Dependency on the Makefile

by Paul Hsieh


For people who have not been duped into surrendering control of their programming projects to GUI based snake oil, authoring makefiles is a necessity. As projects become bigger its also usually inevitable that using some sort of automated make-depend rule generator is required. So as long as you know the source files its usually a breeze to compile. (WATCOM C/C++'s makefile system does not require an additional make-depend tool, since it supports the .AUTODEPEND directive.)

The one problem that is typically encountered, however, is that your sources are dependent on the definition of macros that are defined in the makefile. So if you change the macro in the makefile, you have to either completely remake or hand select the modules that are dependent on the macro change for remaking.
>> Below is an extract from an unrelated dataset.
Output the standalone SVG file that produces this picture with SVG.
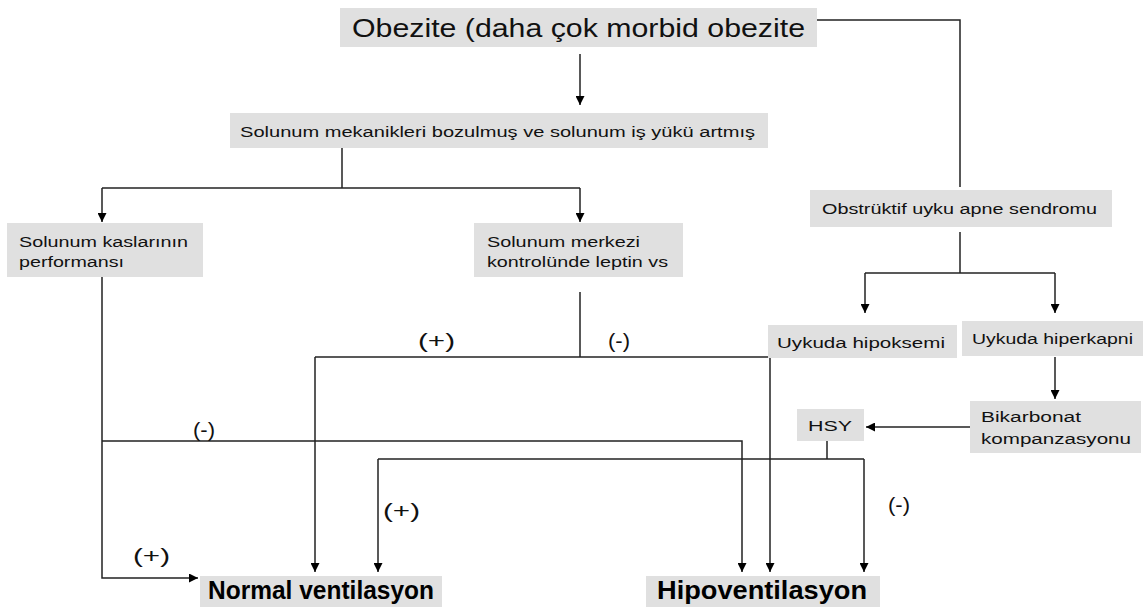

Both options defeat the main purpose of what the makefile is trying to solve.

So the question is now put to us -- how does one make source make rules dependent on the makefile?

Well for C sources, fortunately there is a clever hack that will allow you to include the makefile as part of the source file in a non-intrusive way. (Which is all that is required for an automated make-depend tool to generate the dependency.)

The standard convention for makefile comments is to use a "#" character at the beginning of a comment line. Furthermore one way to skip over C code from compilation is to surround it in a "#if 0"/"#endif" pair. Thus it remains to put "#if 0" as the first line of the makefile, and "#endif" as the last line of the makefile, then include the makefile in the C source. Then you can leave it to your make-depend tools to make sure that a given C source rule includes a dependency to the makefile.

Simple enough wouldn't you say? Unfortunately, this hack is C specific -- I don't know of any way to do something similar for assembly or other languages.